Rarely am I offended.  I will be honest here.  I used to be offended all the time.  I wore my heart on my sleeve and was easily hurt by the words and actions of others.  My pastor loved me enough to tell me that the reason I was like that was because I was full of PRIDE.  He was right.  I was so concerned with myself - and thought everyone else should be too.  I had to spend some time evaluating how my hurt feelings made me prideful - but in a backwards way - it is just a reality.  Anyway, since that time, I have practiced the art of capturing my thoughts.  And I have determined, there just really isn't much to get offended about.  No one has to like me.  No one has to go out of their way for me.  God through Jesus has already proven to me that I am loved, and I have been sacrificed for.  The ultimate gift, the ultimate love already resides with me - through Jesus - and that is more than sufficient for me.  So, why waste energy and time giving power to other people (in my mind) that they shouldn't hold over me?   I know this is a long train of thought, but stick with me here...


I was offended on Sunday.  But, it has served a great purpose.  


Someone went to the sound crew after the first service and asked them to tell the worship leader to ask me to put my shoes on during worship.  Now, granted, I was on the stage, so it would have been noticeable to more people that I wasn't wearing shoes - it wasn't that my feet stunk (I hope)...  but something deep inside of me burned - red hot.  At first, I really was pretty sure it was a righteous anger - and some of it might have been.  Here is the thought process...


"How dare you!  How dare you stand and tell someone how they should position themselves before the Lord?  How dare you not come to me directly?  How dare you stand in this worship center and be focused on anything other than God... seriously, whether or not I wear shoes affects your worship experience?  Why are you here if you are going to focus on something besides God?"  
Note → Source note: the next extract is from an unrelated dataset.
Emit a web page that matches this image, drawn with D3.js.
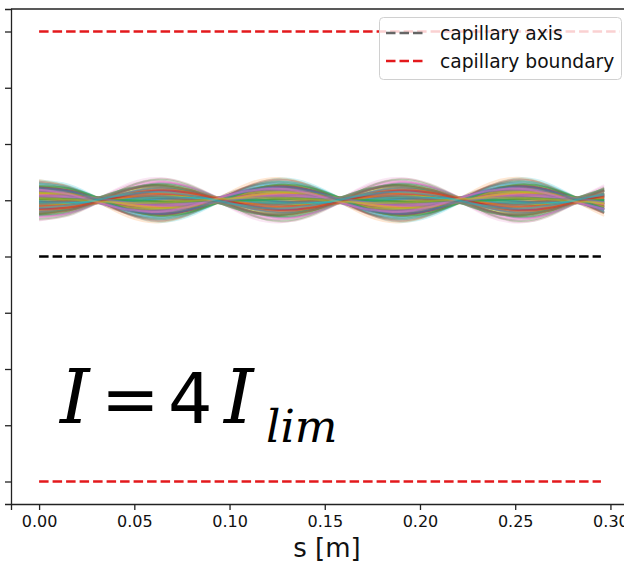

Then, I reasoned with myself - "become all things to all men.. to the Jews a Jew, to the Greeks a Greek..."  and I had this prideful thought, "He didn't say, 'to the Pharisees a Pharisee'"... or did He not mean that when He said all thing to all men?  

Oh, wait.


Yep, there it was.  My flesh - all out there to deal with.  It was brought to my attention right before the second service, so it was after I had already offended this person with the absence of my shoes,  but, right before it was time to honor my King through song.  And I was groping for Truth.  I was flailing around in my mind trying to come around to right thinking - and being mad that my worship was being invaded by someone else's opinions.  


Don't get me wrong, I had already put my shoes on for second service.  Praise the Lord, He reminded me of this - "submit therefore to one another out of reverence for Christ."  It is all about revering Christ, so those shoes were going on my feet.  I literally didn't want my shoes to make someone else stumble.  But, I am still so uncertain of the correct way to approach this.  I have had a jumbled up mixture of these thoughts:


*  I am only in worship to worship the Almighty God - He alone determines my response in worship.
*  I am to submit to fellow believers out of reverence for Christ.
*  I will worship as I am lead by the Spirit 
*  I will consider others better than myself
*  I will not let any person tell me how I should worship
*  I will become all things to all men so that some might be saved.


So, how far do you take that?  On either end?  I love to raise my arms in worship, but if I know it is causing others to stumble do I not do it?  I believe Paul would say, "By no means!"  Authentic worship draws people to Jesus.  It is not about showmanship.  It is not about pretense, or posture.  It is about a relationship that elicits a response.  Some days, that means I dance around a little, some days that means I raise my hands, sometimes it means I get on my face, and sometimes it means I don't sing at all.   

But, dare I take my shoes off again in worship?  I don't know why the person was offended - or mentioned this.  Maybe they thought that I was irreverent for not wearing shoes.  Maybe, it was offensive to them because it seemed dishonoring to God.  I don't know.  For heaven's sake, I wish they would have come and talked to me.  But, here are some things I have gleaned from this...


* Maybe sometimes when I took my shoes off it was more of a symbol and less of an attitude in my heart. That is something to work out in my mind for sure.  
* Maybe sometimes - in my own pew - I will kick off my shoes after all.
* Maybe sometimes it is okay to adjust my posture to show my affections to Christ through submission to another brother or sister in the body.
* Maybe sometimes I will worship without considering anyone but the Almighty God and my affections for Him.
* Maybe it is time to address this idea of Worship in a corporate setting.  Maybe our focus needs some refocusing.  
* Maybe, in the long run, I am better off because I had to wrestle - right there on the stage (and much at home as well) - with this offense.  
* Maybe, in the long run, it doesn't really matter where my shoes are as long as my motive is pure.
* God knows the thoughts before we have them, the needs before we say them, and the deeds before we do them.  He alone can judge the hearts of men.
* What is your motive in worship?  Is it to sing on cue, on pitch, and "look the part" - or is it to simply be in awe of the One who made all the heavenly hosts?  Is it to tell God that He is ever faithful and good and right and trustworthy?  
* On a day to day basis, worship might just be spelled M-O-T-I-V-E


Jesus, help us to worship you in Spirit and in Truth.  Help us to be mindful of your sacrifice - and just what that should mean to us in every activity we undertake.  Come, Lord Jesus and rescue us from these decaying bodies!  Thank you that your love is perfect, and it is enough.  Thank you that one day we will not be constantly pulled towards sin and the flesh.  Thank you that you loved me even as I wrestled on the stage - even when I made something that is always about you - about me.  Thank you for your never ending, all sustaining grace.  You are good.